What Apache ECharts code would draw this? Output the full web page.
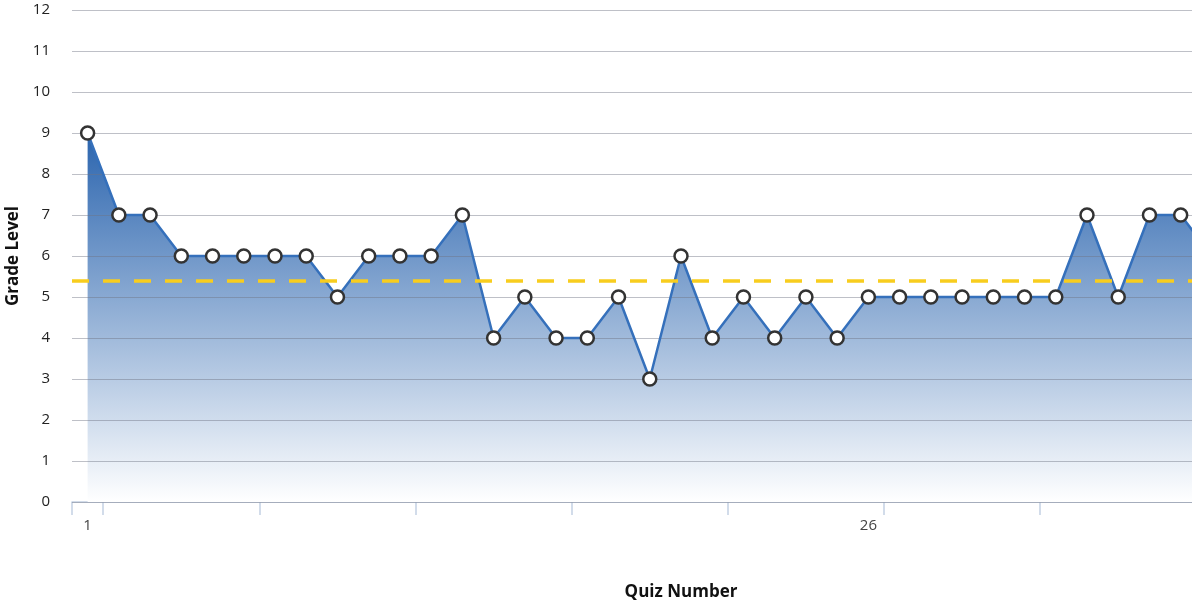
<!DOCTYPE html>
<html>
<head>
    <meta charset="utf-8">
    <title>Grade Level</title>
    <script src="https://cdn.jsdelivr.net/npm/echarts@6/dist/echarts.min.js"></script>
    <style type="text/css">
        html, body { margin: 0; padding: 0; background: #fff; }
        #main { width: 1192px; height: 603px; }
    </style>
</head>
<body>
    <div id="main"></div>
    <script type="text/javascript">
        // quiz numbers (axis runs a bit past the visible edge)
        var quizNumbers = [];
        for (var q = 1; q <= 39; q++) quizNumbers.push(String(q));

        var gradeLevels = [9, 7, 7, 6, 6, 6, 6, 6, 5, 6, 6, 6, 7, 4, 5, 4, 4, 5, 3, 6,
                           4, 5, 4, 5, 4, 5, 5, 5, 5, 5, 5, 5, 7, 5, 7, 7, 6];
        var averageLevel = 5.4;
        var yTicks = [0, 12, 1];   // min, max, step

        var chart = echarts.init(document.getElementById('main'));
        var font = '"Open Sans", "Liberation Sans", sans-serif';

        var option = {
            animation: false,
            grid: {
                left: 72, top: 10, bottom: 101, right: -98,
                containLabel: false,
                outerBoundsMode: 'none'
            },
            xAxis: {
                type: 'category',
                data: quizNumbers,
                boundaryGap: true,
                name: 'Quiz Number',
                nameLocation: 'middle',
                nameGap: 82,
                nameTextStyle: { fontFamily: font, fontWeight: 'bold', fontSize: 17, color: '#111' },
                axisLine: { show: true, lineStyle: { color: '#c3d1e4', width: 1.5 } },
                axisTick: {
                    show: true,
                    length: 13,
                    lineStyle: { color: '#c3d1e4', width: 1.5 },
                    interval: function (i) { return i === 0 || i % 5 === 1; }
                },
                axisLabel: {
                    margin: 16,
                    fontFamily: font,
                    fontSize: 15,
                    color: '#444',
                    interval: function (i) { return i % 25 === 0; }
                },
                splitLine: { show: false }
            },
            yAxis: {
                type: 'value',
                min: yTicks[0],
                max: yTicks[1],
                interval: yTicks[2],
                z: 2,
                name: 'Grade Level',
                nameLocation: 'middle',
                nameGap: 50,
                nameTextStyle: { fontFamily: font, fontWeight: 'bold', fontSize: 17, color: '#111' },
                axisLine: { show: false },
                axisTick: { show: false },
                axisLabel: { margin: 22, fontFamily: font, fontSize: 15, color: '#222' },
                splitLine: { lineStyle: { color: 'rgba(110,115,130,0.45)', width: 1.2 } }
            },
            series: [
                {
                    // filled area underneath, drawn below the grid lines
                    type: 'line',
                    data: gradeLevels,
                    z: 1,
                    symbol: 'none',
                    lineStyle: { width: 0 },
                    areaStyle: {
                        opacity: 1,
                        color: new echarts.graphic.LinearGradient(0, 0, 0, 1, [
                            { offset: 0, color: '#2a64ae' },
                            { offset: 1, color: '#ffffff' }
                        ])
                    },
                    silent: true
                },
                {
                    name: 'Grade Level',
                    type: 'line',
                    data: gradeLevels,
                    z: 3,
                    symbol: 'circle',
                    symbolSize: 13,
                    showAllSymbol: true,
                    lineStyle: { color: '#3570bb', width: 2.5 },
                    itemStyle: { color: '#fff', borderColor: '#333', borderWidth: 2.5 },
                    markLine: {
                        silent: true,
                        symbol: 'none',
                        label: { show: false },
                        lineStyle: { color: '#f8cd1e', type: [17, 14], width: 3.5 },
                        data: [{ yAxis: averageLevel }]
                    }
                }
            ]
        };
        chart.setOption(option);
    </script>
</body>
</html>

Set problem:
Omit pictures; set down the rest of the material word for word.

Result for this exercise:
What Apache ECharts code would draw this? Output the full web page.
<!DOCTYPE html>
<html>
<head>
    <meta charset="utf-8">
    <title>Grade Level</title>
    <script src="https://cdn.jsdelivr.net/npm/echarts@6/dist/echarts.min.js"></script>
    <style type="text/css">
        html, body { margin: 0; padding: 0; background: #fff; }
        #main { width: 1192px; height: 603px; }
    </style>
</head>
<body>
    <div id="main"></div>
    <script type="text/javascript">
        // quiz numbers (axis runs a bit past the visible edge)
        var quizNumbers = [];
        for (var q = 1; q <= 39; q++) quizNumbers.push(String(q));

        var gradeLevels = [9, 7, 7, 6, 6, 6, 6, 6, 5, 6, 6, 6, 7, 4, 5, 4, 4, 5, 3, 6,
                           4, 5, 4, 5, 4, 5, 5, 5, 5, 5, 5, 5, 7, 5, 7, 7, 6];
        var averageLevel = 5.4;
        var yTicks = [0, 12, 1];   // min, max, step

        var chart = echarts.init(document.getElementById('main'));
        var font = '"Open Sans", "Liberation Sans", sans-serif';

        var option = {
            animation: false,
            grid: {
                left: 72, top: 10, bottom: 101, right: -98,
                containLabel: false,
                outerBoundsMode: 'none'
            },
            xAxis: {
                type: 'category',
                data: quizNumbers,
                boundaryGap: true,
                name: 'Quiz Number',
                nameLocation: 'middle',
                nameGap: 82,
                nameTextStyle: { fontFamily: font, fontWeight: 'bold', fontSize: 17, color: '#111' },
                axisLine: { show: true, lineStyle: { color: '#c3d1e4', width: 1.5 } },
                axisTick: {
                    show: true,
                    length: 13,
                    lineStyle: { color: '#c3d1e4', width: 1.5 },
                    interval: function (i) { return i === 0 || i % 5 === 1; }
                },
                axisLabel: {
                    margin: 16,
                    fontFamily: font,
                    fontSize: 15,
                    color: '#444',
                    interval: function (i) { return i % 25 === 0; }
                },
                splitLine: { show: false }
            },
            yAxis: {
                type: 'value',
                min: yTicks[0],
                max: yTicks[1],
                interval: yTicks[2],
                z: 2,
                name: 'Grade Level',
                nameLocation: 'middle',
                nameGap: 50,
                nameTextStyle: { fontFamily: font, fontWeight: 'bold', fontSize: 17, color: '#111' },
                axisLine: { show: false },
                axisTick: { show: false },
                axisLabel: { margin: 22, fontFamily: font, fontSize: 15, color: '#222' },
                splitLine: { lineStyle: { color: 'rgba(110,115,130,0.45)', width: 1.2 } }
            },
            series: [
                {
                    // filled area underneath, drawn below the grid lines
                    type: 'line',
                    data: gradeLevels,
                    z: 1,
                    symbol: 'none',
                    lineStyle: { width: 0 },
                    areaStyle: {
                        opacity: 1,
                        color: new echarts.graphic.LinearGradient(0, 0, 0, 1, [
                            { offset: 0, color: '#2a64ae' },
                            { offset: 1, color: '#ffffff' }
                        ])
                    },
                    silent: true
                },
                {
                    name: 'Grade Level',
                    type: 'line',
                    data: gradeLevels,
                    z: 3,
                    symbol: 'circle',
                    symbolSize: 13,
                    showAllSymbol: true,
                    lineStyle: { color: '#3570bb', width: 2.5 },
                    itemStyle: { color: '#fff', borderColor: '#333', borderWidth: 2.5 },
                    markLine: {
                        silent: true,
                        symbol: 'none',
                        label: { show: false },
                        lineStyle: { color: '#f8cd1e', type: [17, 14], width: 3.5 },
                        data: [{ yAxis: averageLevel }]
                    }
                }
            ]
        };
        chart.setOption(option);
    </script>
</body>
</html>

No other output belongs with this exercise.